L’île d’Oléron, ses plages ensoleillées, ses fruits de mer… Et ses milliers de litres d’huile de cuisson usagée. Car pour nourrir les hordes de touristes chaque été, le restaurateur oléronais frit, fait revenir et assaisonne à gogo. Problème : seules de très faibles quantités sont ensuite rapportées en déchetterie. Le reste file donc à la poubelle ou, pire, dans l’évier, au risque de boucher les canalisations et de rejoindre le circuit des eaux usées. Depuis 2007, avec ses trois acolytes de l’association « Roule ma frite 17 », Grégory Gendre (1) a donc décidé de faire de ces déchets un carburant et propose aux restaurants, snacks et bars de récupérer leurs huiles. « En contrepartie, ils versent une cotisation de 50 euros par an et, surtout, s’engagent à restituer une huile usagée qui n’a pas cuit trop longtemps et à la reverser dans des bidons propres et étanches », détaille Romain Gaudier, chargée de la collecte.

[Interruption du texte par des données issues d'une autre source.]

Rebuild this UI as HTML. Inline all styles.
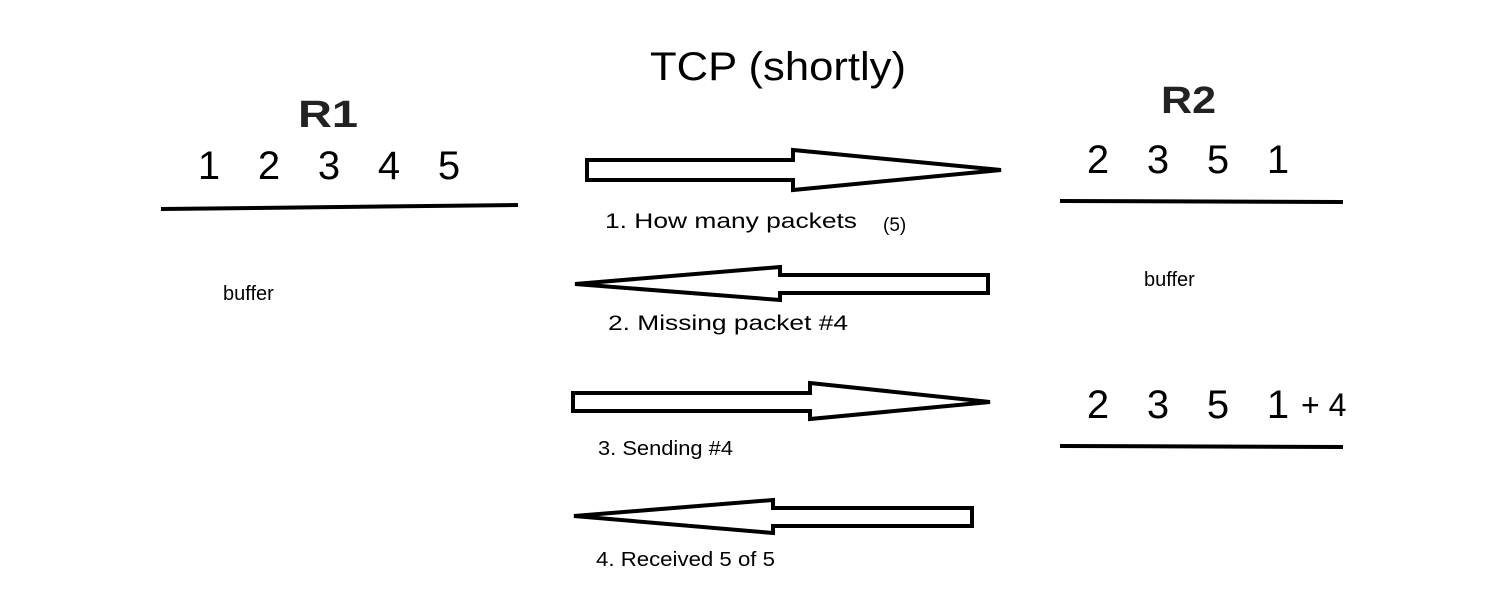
<!DOCTYPE html>
<html><head><meta charset="utf-8"><style>
html,body{margin:0;padding:0;background:#fff;}
svg{display:block;font-family:"Liberation Sans","DejaVu Sans",sans-serif;}
</style></head><body>
<svg width="1506" height="610" viewBox="0 0 1506 610">
<rect width="1506" height="610" fill="#fff"/>
<text x="650" y="80" font-size="40" textLength="256" lengthAdjust="spacingAndGlyphs" fill="#000">TCP (shortly)</text>
<text x="298" y="127" font-size="38" font-weight="bold" textLength="60" lengthAdjust="spacingAndGlyphs" fill="#222">R1</text>
<text x="1161" y="113" font-size="38" font-weight="bold" textLength="55" lengthAdjust="spacingAndGlyphs" fill="#222">R2</text>
<g font-size="40" fill="#000" text-anchor="middle">
<text x="209" y="179">1</text><text x="269" y="179">2</text><text x="329" y="179">3</text><text x="389" y="179">4</text><text x="449" y="179">5</text>
</g>
<path d="M161 209 L518 205" stroke="#000" stroke-width="4"/>
<text x="223" y="300" font-size="20" fill="#000">buffer</text>
<g font-size="40" fill="#000" text-anchor="middle">
<text x="1098" y="173">2</text><text x="1158" y="173">3</text><text x="1218" y="173">5</text><text x="1278" y="173">1</text>
</g>
<path d="M1060 201 L1343 202" stroke="#000" stroke-width="4"/>
<text x="1144" y="286" font-size="20" fill="#000">buffer</text>
<g font-size="40" fill="#000" text-anchor="middle">
<text x="1098" y="418">2</text><text x="1158" y="418">3</text><text x="1218" y="418">5</text><text x="1278" y="418">1</text>
</g>
<text x="1301" y="416" font-size="32" fill="#000">+ 4</text>
<path d="M1060 446 L1343 447" stroke="#000" stroke-width="4"/>
<g fill="#fff" stroke="#000" stroke-width="4" stroke-linejoin="miter">
<path d="M587 160 L793 160 L793 150 L1001 170 L793 190 L793 180 L587 180 Z"/>
<path d="M988 275 L780 275 L780 267 L575 284 L780 300 L780 293 L988 293 Z"/>
<path d="M573 393 L810 393 L810 383 L990 402 L810 419 L810 411 L573 411 Z"/>
<path d="M972 508 L773 508 L773 500 L574 516 L773 533 L773 526 L972 526 Z"/>
</g>
<text x="605" y="228" font-size="21" textLength="252" lengthAdjust="spacingAndGlyphs" fill="#000">1. How many packets</text>
<text x="883" y="231" font-size="19" fill="#000">(5)</text>
<text x="608" y="330" font-size="21" textLength="240" lengthAdjust="spacingAndGlyphs" fill="#000">2. Missing packet #4</text>
<text x="598" y="455" font-size="20" textLength="135" lengthAdjust="spacingAndGlyphs" fill="#000">3. Sending #4</text>
<text x="596" y="566" font-size="20" textLength="179" lengthAdjust="spacingAndGlyphs" fill="#000">4. Received 5 of 5</text>
</svg>
</body></html>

Il faut encore un peu d’huile de coude pour filtrer et débarrasser le liquide de ses particules lourdes, et le voilà prêt pour alimenter les moteurs (2). Aujourd’hui, « Roule ma frite 17 » collecte environ 20 000 litres d’huile par an et produit 10 000 litres de carburant, vendus 50 centimes d’euros le litre. L’été dernier sur l’île, c’est le petit train touristique de Saint-Trojan qui a roulé à l’huile de friture. Un exploit car la pratique est illégale ! « L’huile ne fait pas partie des carburants autorisés en France, explique Grégory Gendre. Mais le droit européen le permet, donc personne ne sera sanctionné s’il roule à l’huile. » Pour son expérimentation, l’association a surtout obtenu l’autorisation du ministère de l’Ecologie qui utilisera les résultats des analyses réalisées sur les huiles et les gaz d’échappement. « Cela permettra de reproduire l’expérience ailleurs », espère Grégory Gendre. Mais « notre but n’est pas de faire rouler les voitures, précise-t-il, mais de répondre à un besoin local : la revalorisation d’un déchet qui, en bouchant les canalisations, coûte 20 000 euros par an à la régie des eaux. Et de créer un cercle vertueux ». Dépendants d’un autre cadre juridique que les voitures, les chariots élévateurs, tracteurs et machines-outils de l’île pourraient être nourris à l’huile.

Patates du coin

Pour obtenir un liquide de meilleure qualité, l’association plaide aujourd’hui auprès des restaurateurs pour qu’ils renoncent à l’huile de palme, non valorisable. Et pour qu’ils préfèrent les pommes de terre fraîches aux frites surgelées qui dégradent la qualité de l’huile. Selon Romain Gaudier, « ce ne serait pas plus cher : il suffit juste de changer les habitudes et de faire des achats groupés de produits locaux ». Aujourd’hui, quatre restaurants de l’île seulement épluchent des patates du coin. A terme, l’association voudrait proposer son huile aux agriculteurs d’Oléron pour alimenter les tracteurs et désherbeurs à vapeur. Ainsi, « la boucle serait bouclée », estime Grégory Gendre. En attendant, l’association développe un bus à huile qui dessert les plages de l’île et entretient des contacts partout en France avec d’éventuels « repreneurs » du concept « Roule ma frite »… qui gagnerait à faire tache d’huile ! —

(1) Par ailleurs actionnaire historique de Terra eco.

(2) Le cocktail idéal est composé de 70 % de diesel et de 30 % d’huile… si votre véhicule est compatible.